• _WRITTEN EXERCISE_:
Everything from the first line of the data through the line with "fig = go.Figure()" is to be echoed exactly, minus the pictures.

• _DATASET EXTRACT_:
********

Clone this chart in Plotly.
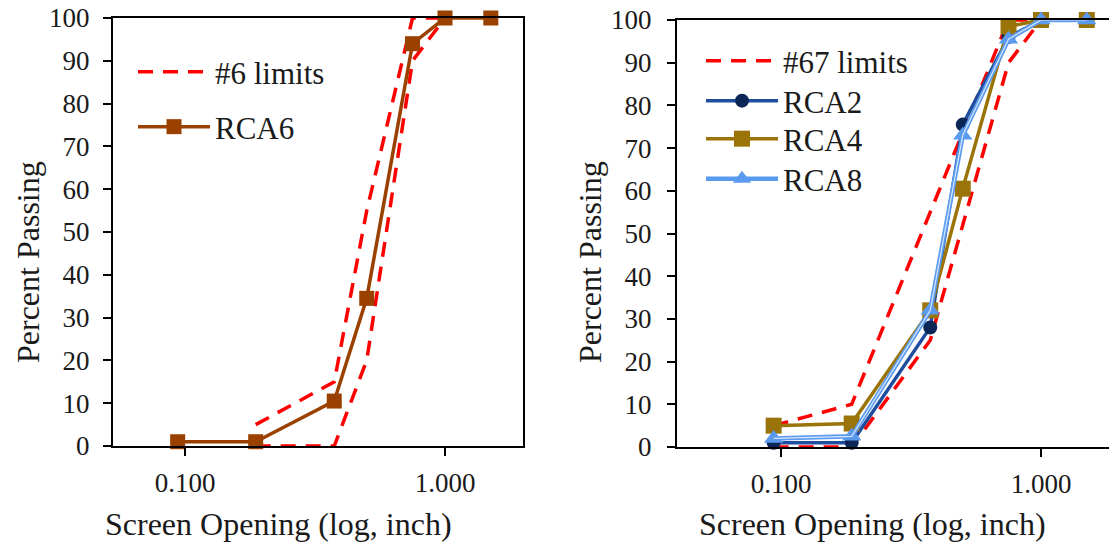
import plotly.graph_objects as go

# Sieve openings (inch)
sieve = [0.0937, 0.187, 0.375, 0.5, 0.75, 1.0, 1.5]

# Left panel: RCA6 against #6 gradation band
rca6 = [1, 1, 10.5, 34.5, 94, 100, 100]
lim6_x = [0.187, 0.375, 0.5, 0.75, 1.0]
lim6_upper = [5, 15, 55, 100, 100]
lim6_lower = [0, 0, 20, 90, 100]

# Right panel: RCA2 / RCA4 / RCA8 against #67 gradation band
rca2 = [1, 1, 28, 75.5, 96, 100, 100]
rca4 = [5, 5.5, 32, 60.5, 98.5, 100, 100]
rca8 = [2, 2.5, 32, 73, 95.5, 100, 100]
lim67_x = [0.0937, 0.187, 0.375, 0.75, 1.0]
lim67_upper = [5, 10, 55, 100, 100]
lim67_lower = [0, 0, 25, 90, 100]

xtick_vals = [0.1, 1.0]
xtick_text = ["0.100", "1.000"]
ytick_vals = list(range(0, 101, 10))

FONT = "Liberation Serif"
TXT = "#1a1a1a"
RED = "#FF0000"
DASH = "15px,10px"

W, H = 1109, 543

fig = go.Figure()

# ---- left panel ----
fig.add_trace(go.Scatter(x=lim6_x, y=lim6_upper, mode="lines", name="#6 limits",
                         line=dict(color=RED, width=3.5, dash=DASH),
                         legend="legend", xaxis="x", yaxis="y", cliponaxis=False))
fig.add_trace(go.Scatter(x=lim6_x, y=lim6_lower, mode="lines", name="#6 limits",
                         line=dict(color=RED, width=3.5, dash=DASH),
                         showlegend=False, xaxis="x", yaxis="y", cliponaxis=False))
fig.add_trace(go.Scatter(x=sieve, y=rca6, mode="lines+markers", name="RCA6",
                         line=dict(color="#9A4100", width=3.5),
                         marker=dict(symbol="square", size=15, color="#9A4100"),
                         legend="legend6", xaxis="x", yaxis="y", cliponaxis=False))

# ---- right panel ----
fig.add_trace(go.Scatter(x=lim67_x, y=lim67_upper, mode="lines", name="#67 limits",
                         line=dict(color=RED, width=3.5, dash=DASH),
                         legend="legend2", xaxis="x2", yaxis="y2", cliponaxis=False))
fig.add_trace(go.Scatter(x=lim67_x, y=lim67_lower, mode="lines", name="#67 limits",
                         line=dict(color=RED, width=3.5, dash=DASH),
                         showlegend=False, xaxis="x2", yaxis="y2", cliponaxis=False))
fig.add_trace(go.Scatter(x=sieve, y=rca2, mode="lines+markers", name="RCA2",
                         line=dict(color="#1F4E9E", width=3.5),
                         marker=dict(symbol="circle", size=14, color="#0C2658"),
                         legend="legend3", xaxis="x2", yaxis="y2", cliponaxis=False))
fig.add_trace(go.Scatter(x=sieve, y=rca4, mode="lines+markers", name="RCA4",
                         line=dict(color="#9A7409", width=3.5),
                         marker=dict(symbol="square", size=16, color="#9A7409"),
                         legend="legend4", xaxis="x2", yaxis="y2", cliponaxis=False))
fig.add_trace(go.Scatter(x=sieve, y=rca8, mode="lines+markers", name="RCA8",
                         line=dict(color="#5B9BEF", width=4.5),
                         marker=dict(symbol="triangle-up", size=17, color="#5B9BEF"),
                         legend="legend5", xaxis="x2", yaxis="y2", cliponaxis=False))
# light core of the RCA8 line
fig.add_trace(go.Scatter(x=sieve, y=rca8, mode="lines", name="RCA8",
                         line=dict(color="rgba(255,255,255,0.75)", width=1.2),
                         showlegend=False, hoverinfo="skip",
                         xaxis="x2", yaxis="y2", cliponaxis=False))

tickfont = dict(family=FONT, size=27, color=TXT)
axis_common = dict(showline=True, linecolor="black", linewidth=2,
                   showgrid=False, zeroline=False, ticks="outside",
                   ticklen=8, tickwidth=1.5, tickcolor="black", tickfont=tickfont,
                   automargin=False)

# pixel geometry of the two plot areas
L1, R1 = 113, 523
L2, R2 = 677, 1109
TOP, BOT = 18, 446

legend_font = dict(family=FONT, size=31, color=TXT)
title_font = dict(family=FONT, size=32, color=TXT)


def legend_box(x_px, top_px):
    return dict(x=x_px / W, y=1 - top_px / H, xanchor="left", yanchor="top",
                bgcolor="rgba(0,0,0,0)", font=legend_font, itemwidth=72)


fig.update_layout(
    width=W, height=H,
    margin=dict(l=0, r=0, t=0, b=0, pad=0, autoexpand=False),
    paper_bgcolor="white", plot_bgcolor="white",
    font=dict(family=FONT, color=TXT),
    xaxis=dict(type="log", domain=[L1 / W, R1 / W], range=[-1.277, 0.300],
               tickvals=xtick_vals, ticktext=xtick_text, mirror=True, anchor="y",
               ticklabelstandoff=4, **axis_common),
    yaxis=dict(domain=[1 - BOT / H, 1 - TOP / H], range=[0, 100],
               tickvals=ytick_vals, mirror=True, anchor="x",
               ticklabelstandoff=8, **axis_common),
    xaxis2=dict(type="log", domain=[L2 / W, R2 / W], range=[-1.400, 0.2615],
                tickvals=xtick_vals, ticktext=xtick_text, mirror=True, anchor="y2",
                ticklabelstandoff=4, **axis_common),
    yaxis2=dict(domain=[1 - (BOT + 1) / H, 1 - (TOP + 2) / H], range=[0, 100],
                tickvals=ytick_vals, mirror=False, anchor="x2",
                ticklabelstandoff=10, **axis_common),
    legend=legend_box(133, 45),
    legend6=legend_box(133, 100),
    legend2=legend_box(701, 34),
    legend3=legend_box(701, 74),
    legend4=legend_box(701, 112),
    legend5=legend_box(701, 152),
    annotations=[
        dict(text="Percent Passing", x=28 / W, y=1 - 262 / H, xref="paper", yref="paper",
             xanchor="center", yanchor="middle",
             textangle=-90, showarrow=False, font=title_font),
        dict(text="Percent Passing", x=590 / W, y=1 - 262 / H, xref="paper", yref="paper",
             xanchor="center", yanchor="middle",
             textangle=-90, showarrow=False, font=title_font),
        dict(text="Screen Opening (log, inch)", x=278 / W, y=1 - 524 / H, xref="paper",
             yref="paper", xanchor="center", yanchor="middle",
             showarrow=False, font=title_font),
        dict(text="Screen Opening (log, inch)", x=873 / W, y=1 - 524 / H, xref="paper",
             yref="paper", xanchor="center", yanchor="middle",
             showarrow=False, font=title_font),
    ],
)

fig.write_html("out.html")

********

• _SOLUTION_:
Clone this chart in Plotly.
import plotly.graph_objects as go

# Sieve openings (inch)
sieve = [0.0937, 0.187, 0.375, 0.5, 0.75, 1.0, 1.5]

# Left panel: RCA6 against #6 gradation band
rca6 = [1, 1, 10.5, 34.5, 94, 100, 100]
lim6_x = [0.187, 0.375, 0.5, 0.75, 1.0]
lim6_upper = [5, 15, 55, 100, 100]
lim6_lower = [0, 0, 20, 90, 100]

# Right panel: RCA2 / RCA4 / RCA8 against #67 gradation band
rca2 = [1, 1, 28, 75.5, 96, 100, 100]
rca4 = [5, 5.5, 32, 60.5, 98.5, 100, 100]
rca8 = [2, 2.5, 32, 73, 95.5, 100, 100]
lim67_x = [0.0937, 0.187, 0.375, 0.75, 1.0]
lim67_upper = [5, 10, 55, 100, 100]
lim67_lower = [0, 0, 25, 90, 100]

xtick_vals = [0.1, 1.0]
xtick_text = ["0.100", "1.000"]
ytick_vals = list(range(0, 101, 10))

FONT = "Liberation Serif"
TXT = "#1a1a1a"
RED = "#FF0000"
DASH = "15px,10px"

W, H = 1109, 543

fig = go.Figure()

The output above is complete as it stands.